Short exercise: In this exercise, return the whole listing exactly, excluding any images.

Given material:
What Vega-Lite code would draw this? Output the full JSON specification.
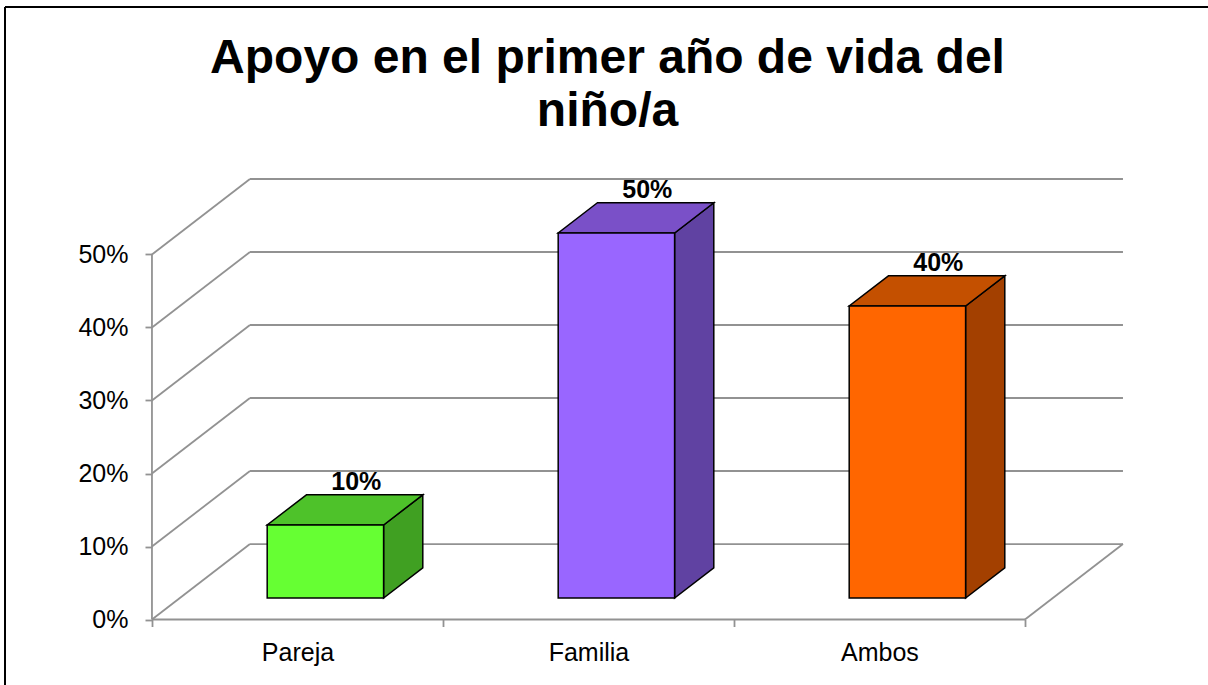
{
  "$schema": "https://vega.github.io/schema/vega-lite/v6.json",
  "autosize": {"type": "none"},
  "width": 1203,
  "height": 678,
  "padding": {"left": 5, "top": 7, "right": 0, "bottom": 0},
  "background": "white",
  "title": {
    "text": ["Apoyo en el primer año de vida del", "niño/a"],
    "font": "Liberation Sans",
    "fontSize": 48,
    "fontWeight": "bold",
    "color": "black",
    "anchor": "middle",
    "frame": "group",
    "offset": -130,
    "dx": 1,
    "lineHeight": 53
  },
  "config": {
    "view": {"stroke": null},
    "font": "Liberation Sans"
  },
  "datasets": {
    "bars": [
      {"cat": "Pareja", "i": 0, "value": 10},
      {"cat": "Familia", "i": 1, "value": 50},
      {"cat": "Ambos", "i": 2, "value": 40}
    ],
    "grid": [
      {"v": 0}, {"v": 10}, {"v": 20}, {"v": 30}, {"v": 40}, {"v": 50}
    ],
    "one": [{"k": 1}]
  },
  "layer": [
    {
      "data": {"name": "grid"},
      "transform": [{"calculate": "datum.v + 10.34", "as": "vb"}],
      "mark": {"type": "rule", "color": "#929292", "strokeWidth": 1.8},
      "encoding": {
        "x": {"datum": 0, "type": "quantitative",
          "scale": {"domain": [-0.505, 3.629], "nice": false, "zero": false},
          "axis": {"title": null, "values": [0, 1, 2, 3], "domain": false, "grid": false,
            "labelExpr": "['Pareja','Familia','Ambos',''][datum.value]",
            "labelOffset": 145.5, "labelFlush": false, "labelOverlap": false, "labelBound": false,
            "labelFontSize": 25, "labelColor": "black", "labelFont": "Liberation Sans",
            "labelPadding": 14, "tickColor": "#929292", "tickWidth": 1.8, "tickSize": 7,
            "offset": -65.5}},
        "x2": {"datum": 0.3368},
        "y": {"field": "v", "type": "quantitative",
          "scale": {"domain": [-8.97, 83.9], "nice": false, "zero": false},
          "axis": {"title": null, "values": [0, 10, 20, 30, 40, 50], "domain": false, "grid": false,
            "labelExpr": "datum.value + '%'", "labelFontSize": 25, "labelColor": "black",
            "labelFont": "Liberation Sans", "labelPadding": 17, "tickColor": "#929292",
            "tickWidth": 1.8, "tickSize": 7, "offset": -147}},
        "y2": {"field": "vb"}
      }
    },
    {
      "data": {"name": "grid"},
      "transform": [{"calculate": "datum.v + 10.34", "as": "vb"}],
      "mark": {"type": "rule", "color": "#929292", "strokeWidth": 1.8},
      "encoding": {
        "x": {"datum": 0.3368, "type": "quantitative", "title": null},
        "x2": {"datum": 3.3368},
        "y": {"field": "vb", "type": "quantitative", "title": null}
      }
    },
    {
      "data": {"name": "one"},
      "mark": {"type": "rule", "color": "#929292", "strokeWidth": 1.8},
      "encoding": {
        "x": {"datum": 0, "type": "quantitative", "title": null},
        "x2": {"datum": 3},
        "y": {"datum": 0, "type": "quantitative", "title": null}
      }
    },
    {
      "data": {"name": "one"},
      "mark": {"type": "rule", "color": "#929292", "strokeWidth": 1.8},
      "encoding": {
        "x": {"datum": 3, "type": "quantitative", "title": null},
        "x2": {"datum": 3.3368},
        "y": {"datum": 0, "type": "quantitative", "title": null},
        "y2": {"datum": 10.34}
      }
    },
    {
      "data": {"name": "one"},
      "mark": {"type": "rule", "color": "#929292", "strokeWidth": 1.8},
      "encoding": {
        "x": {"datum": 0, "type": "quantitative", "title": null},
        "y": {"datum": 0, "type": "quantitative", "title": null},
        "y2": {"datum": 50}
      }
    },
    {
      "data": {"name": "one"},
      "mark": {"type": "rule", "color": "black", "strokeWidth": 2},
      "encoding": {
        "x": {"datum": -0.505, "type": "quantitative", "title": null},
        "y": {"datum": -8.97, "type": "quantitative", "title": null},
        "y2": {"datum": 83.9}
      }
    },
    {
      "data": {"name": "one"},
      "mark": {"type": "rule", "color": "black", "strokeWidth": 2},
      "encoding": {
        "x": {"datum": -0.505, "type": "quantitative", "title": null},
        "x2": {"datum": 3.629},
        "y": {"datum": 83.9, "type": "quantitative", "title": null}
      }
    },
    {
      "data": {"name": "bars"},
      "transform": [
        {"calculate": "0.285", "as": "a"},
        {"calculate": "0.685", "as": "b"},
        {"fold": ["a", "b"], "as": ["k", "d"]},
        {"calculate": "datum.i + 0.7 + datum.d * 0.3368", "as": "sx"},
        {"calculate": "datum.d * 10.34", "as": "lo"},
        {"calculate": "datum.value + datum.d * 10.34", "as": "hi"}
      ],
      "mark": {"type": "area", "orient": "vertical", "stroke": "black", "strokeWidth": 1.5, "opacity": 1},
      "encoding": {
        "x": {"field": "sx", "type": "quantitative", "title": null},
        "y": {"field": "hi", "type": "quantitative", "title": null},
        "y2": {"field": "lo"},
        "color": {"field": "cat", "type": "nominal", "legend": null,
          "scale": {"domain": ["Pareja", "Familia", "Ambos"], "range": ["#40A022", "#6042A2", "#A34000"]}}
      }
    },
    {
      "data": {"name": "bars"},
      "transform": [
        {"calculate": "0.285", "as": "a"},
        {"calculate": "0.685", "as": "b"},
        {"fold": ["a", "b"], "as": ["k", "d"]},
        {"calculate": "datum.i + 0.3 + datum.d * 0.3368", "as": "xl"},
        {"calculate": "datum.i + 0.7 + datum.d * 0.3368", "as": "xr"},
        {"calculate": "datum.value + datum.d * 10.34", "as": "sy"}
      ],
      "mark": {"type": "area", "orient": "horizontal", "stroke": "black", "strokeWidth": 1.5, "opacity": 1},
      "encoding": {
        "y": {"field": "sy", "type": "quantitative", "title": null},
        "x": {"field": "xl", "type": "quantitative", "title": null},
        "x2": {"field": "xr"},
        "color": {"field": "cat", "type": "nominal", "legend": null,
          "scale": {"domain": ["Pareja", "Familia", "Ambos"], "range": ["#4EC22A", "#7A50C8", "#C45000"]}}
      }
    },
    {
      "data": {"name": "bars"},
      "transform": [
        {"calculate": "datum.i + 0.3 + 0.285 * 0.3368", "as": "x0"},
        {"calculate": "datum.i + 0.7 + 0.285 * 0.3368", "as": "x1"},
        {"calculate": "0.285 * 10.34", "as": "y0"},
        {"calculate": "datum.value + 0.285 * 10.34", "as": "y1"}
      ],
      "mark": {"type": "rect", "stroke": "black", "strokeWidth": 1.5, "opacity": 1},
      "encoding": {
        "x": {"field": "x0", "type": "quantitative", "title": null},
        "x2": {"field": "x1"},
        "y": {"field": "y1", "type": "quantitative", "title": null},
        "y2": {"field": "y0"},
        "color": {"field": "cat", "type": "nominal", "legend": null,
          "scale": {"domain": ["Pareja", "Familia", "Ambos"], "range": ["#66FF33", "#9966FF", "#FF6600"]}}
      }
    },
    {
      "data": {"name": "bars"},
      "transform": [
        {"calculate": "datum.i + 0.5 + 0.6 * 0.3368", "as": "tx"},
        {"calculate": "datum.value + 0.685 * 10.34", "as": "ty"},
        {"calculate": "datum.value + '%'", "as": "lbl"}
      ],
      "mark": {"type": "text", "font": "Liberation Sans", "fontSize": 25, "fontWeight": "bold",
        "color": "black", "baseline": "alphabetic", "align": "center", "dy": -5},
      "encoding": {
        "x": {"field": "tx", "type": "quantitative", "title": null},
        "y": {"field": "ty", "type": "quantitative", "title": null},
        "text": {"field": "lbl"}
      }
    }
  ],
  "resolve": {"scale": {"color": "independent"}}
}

Task solution:
What Vega-Lite code would draw this? Output the full JSON specification.
{
  "$schema": "https://vega.github.io/schema/vega-lite/v6.json",
  "autosize": {"type": "none"},
  "width": 1203,
  "height": 678,
  "padding": {"left": 5, "top": 7, "right": 0, "bottom": 0},
  "background": "white",
  "title": {
    "text": ["Apoyo en el primer año de vida del", "niño/a"],
    "font": "Liberation Sans",
    "fontSize": 48,
    "fontWeight": "bold",
    "color": "black",
    "anchor": "middle",
    "frame": "group",
    "offset": -130,
    "dx": 1,
    "lineHeight": 53
  },
  "config": {
    "view": {"stroke": null},
    "font": "Liberation Sans"
  },
  "datasets": {
    "bars": [
      {"cat": "Pareja", "i": 0, "value": 10},
      {"cat": "Familia", "i": 1, "value": 50},
      {"cat": "Ambos", "i": 2, "value": 40}
    ],
    "grid": [
      {"v": 0}, {"v": 10}, {"v": 20}, {"v": 30}, {"v": 40}, {"v": 50}
    ],
    "one": [{"k": 1}]
  },
  "layer": [
    {
      "data": {"name": "grid"},
      "transform": [{"calculate": "datum.v + 10.34", "as": "vb"}],
      "mark": {"type": "rule", "color": "#929292", "strokeWidth": 1.8},
      "encoding": {
        "x": {"datum": 0, "type": "quantitative",
          "scale": {"domain": [-0.505, 3.629], "nice": false, "zero": false},
          "axis": {"title": null, "values": [0, 1, 2, 3], "domain": false, "grid": false,
            "labelExpr": "['Pareja','Familia','Ambos',''][datum.value]",
            "labelOffset": 145.5, "labelFlush": false, "labelOverlap": false, "labelBound": false,
            "labelFontSize": 25, "labelColor": "black", "labelFont": "Liberation Sans",
            "labelPadding": 14, "tickColor": "#929292", "tickWidth": 1.8, "tickSize": 7,
            "offset": -65.5}},
        "x2": {"datum": 0.3368},
        "y": {"field": "v", "type": "quantitative",
          "scale": {"domain": [-8.97, 83.9], "nice": false, "zero": false},
          "axis": {"title": null, "values": [0, 10, 20, 30, 40, 50], "domain": false, "grid": false,
            "labelExpr": "datum.value + '%'", "labelFontSize": 25, "labelColor": "black",
            "labelFont": "Liberation Sans", "labelPadding": 17, "tickColor": "#929292",
            "tickWidth": 1.8, "tickSize": 7, "offset": -147}},
        "y2": {"field": "vb"}
      }
    },
    {
      "data": {"name": "grid"},
      "transform": [{"calculate": "datum.v + 10.34", "as": "vb"}],
      "mark": {"type": "rule", "color": "#929292", "strokeWidth": 1.8},
      "encoding": {
        "x": {"datum": 0.3368, "type": "quantitative", "title": null},
        "x2": {"datum": 3.3368},
        "y": {"field": "vb", "type": "quantitative", "title": null}
      }
    },
    {
      "data": {"name": "one"},
      "mark": {"type": "rule", "color": "#929292", "strokeWidth": 1.8},
      "encoding": {
        "x": {"datum": 0, "type": "quantitative", "title": null},
        "x2": {"datum": 3},
        "y": {"datum": 0, "type": "quantitative", "title": null}
      }
    },
    {
      "data": {"name": "one"},
      "mark": {"type": "rule", "color": "#929292", "strokeWidth": 1.8},
      "encoding": {
        "x": {"datum": 3, "type": "quantitative", "title": null},
        "x2": {"datum": 3.3368},
        "y": {"datum": 0, "type": "quantitative", "title": null},
        "y2": {"datum": 10.34}
      }
    },
    {
      "data": {"name": "one"},
      "mark": {"type": "rule", "color": "#929292", "strokeWidth": 1.8},
      "encoding": {
        "x": {"datum": 0, "type": "quantitative", "title": null},
        "y": {"datum": 0, "type": "quantitative", "title": null},
        "y2": {"datum": 50}
      }
    },
    {
      "data": {"name": "one"},
      "mark": {"type": "rule", "color": "black", "strokeWidth": 2},
      "encoding": {
        "x": {"datum": -0.505, "type": "quantitative", "title": null},
        "y": {"datum": -8.97, "type": "quantitative", "title": null},
        "y2": {"datum": 83.9}
      }
    },
    {
      "data": {"name": "one"},
      "mark": {"type": "rule", "color": "black", "strokeWidth": 2},
      "encoding": {
        "x": {"datum": -0.505, "type": "quantitative", "title": null},
        "x2": {"datum": 3.629},
        "y": {"datum": 83.9, "type": "quantitative", "title": null}
      }
    },
    {
      "data": {"name": "bars"},
      "transform": [
        {"calculate": "0.285", "as": "a"},
        {"calculate": "0.685", "as": "b"},
        {"fold": ["a", "b"], "as": ["k", "d"]},
        {"calculate": "datum.i + 0.7 + datum.d * 0.3368", "as": "sx"},
        {"calculate": "datum.d * 10.34", "as": "lo"},
        {"calculate": "datum.value + datum.d * 10.34", "as": "hi"}
      ],
      "mark": {"type": "area", "orient": "vertical", "stroke": "black", "strokeWidth": 1.5, "opacity": 1},
      "encoding": {
        "x": {"field": "sx", "type": "quantitative", "title": null},
        "y": {"field": "hi", "type": "quantitative", "title": null},
        "y2": {"field": "lo"},
        "color": {"field": "cat", "type": "nominal", "legend": null,
          "scale": {"domain": ["Pareja", "Familia", "Ambos"], "range": ["#40A022", "#6042A2", "#A34000"]}}
      }
    },
    {
      "data": {"name": "bars"},
      "transform": [
        {"calculate": "0.285", "as": "a"},
        {"calculate": "0.685", "as": "b"},
        {"fold": ["a", "b"], "as": ["k", "d"]},
        {"calculate": "datum.i + 0.3 + datum.d * 0.3368", "as": "xl"},
        {"calculate": "datum.i + 0.7 + datum.d * 0.3368", "as": "xr"},
        {"calculate": "datum.value + datum.d * 10.34", "as": "sy"}
      ],
      "mark": {"type": "area", "orient": "horizontal", "stroke": "black", "strokeWidth": 1.5, "opacity": 1},
      "encoding": {
        "y": {"field": "sy", "type": "quantitative", "title": null},
        "x": {"field": "xl", "type": "quantitative", "title": null},
        "x2": {"field": "xr"},
        "color": {"field": "cat", "type": "nominal", "legend": null,
          "scale": {"domain": ["Pareja", "Familia", "Ambos"], "range": ["#4EC22A", "#7A50C8", "#C45000"]}}
      }
    },
    {
      "data": {"name": "bars"},
      "transform": [
        {"calculate": "datum.i + 0.3 + 0.285 * 0.3368", "as": "x0"},
        {"calculate": "datum.i + 0.7 + 0.285 * 0.3368", "as": "x1"},
        {"calculate": "0.285 * 10.34", "as": "y0"},
        {"calculate": "datum.value + 0.285 * 10.34", "as": "y1"}
      ],
      "mark": {"type": "rect", "stroke": "black", "strokeWidth": 1.5, "opacity": 1},
      "encoding": {
        "x": {"field": "x0", "type": "quantitative", "title": null},
        "x2": {"field": "x1"},
        "y": {"field": "y1", "type": "quantitative", "title": null},
        "y2": {"field": "y0"},
        "color": {"field": "cat", "type": "nominal", "legend": null,
          "scale": {"domain": ["Pareja", "Familia", "Ambos"], "range": ["#66FF33", "#9966FF", "#FF6600"]}}
      }
    },
    {
      "data": {"name": "bars"},
      "transform": [
        {"calculate": "datum.i + 0.5 + 0.6 * 0.3368", "as": "tx"},
        {"calculate": "datum.value + 0.685 * 10.34", "as": "ty"},
        {"calculate": "datum.value + '%'", "as": "lbl"}
      ],
      "mark": {"type": "text", "font": "Liberation Sans", "fontSize": 25, "fontWeight": "bold",
        "color": "black", "baseline": "alphabetic", "align": "center", "dy": -5},
      "encoding": {
        "x": {"field": "tx", "type": "quantitative", "title": null},
        "y": {"field": "ty", "type": "quantitative", "title": null},
        "text": {"field": "lbl"}
      }
    }
  ],
  "resolve": {"scale": {"color": "independent"}}
}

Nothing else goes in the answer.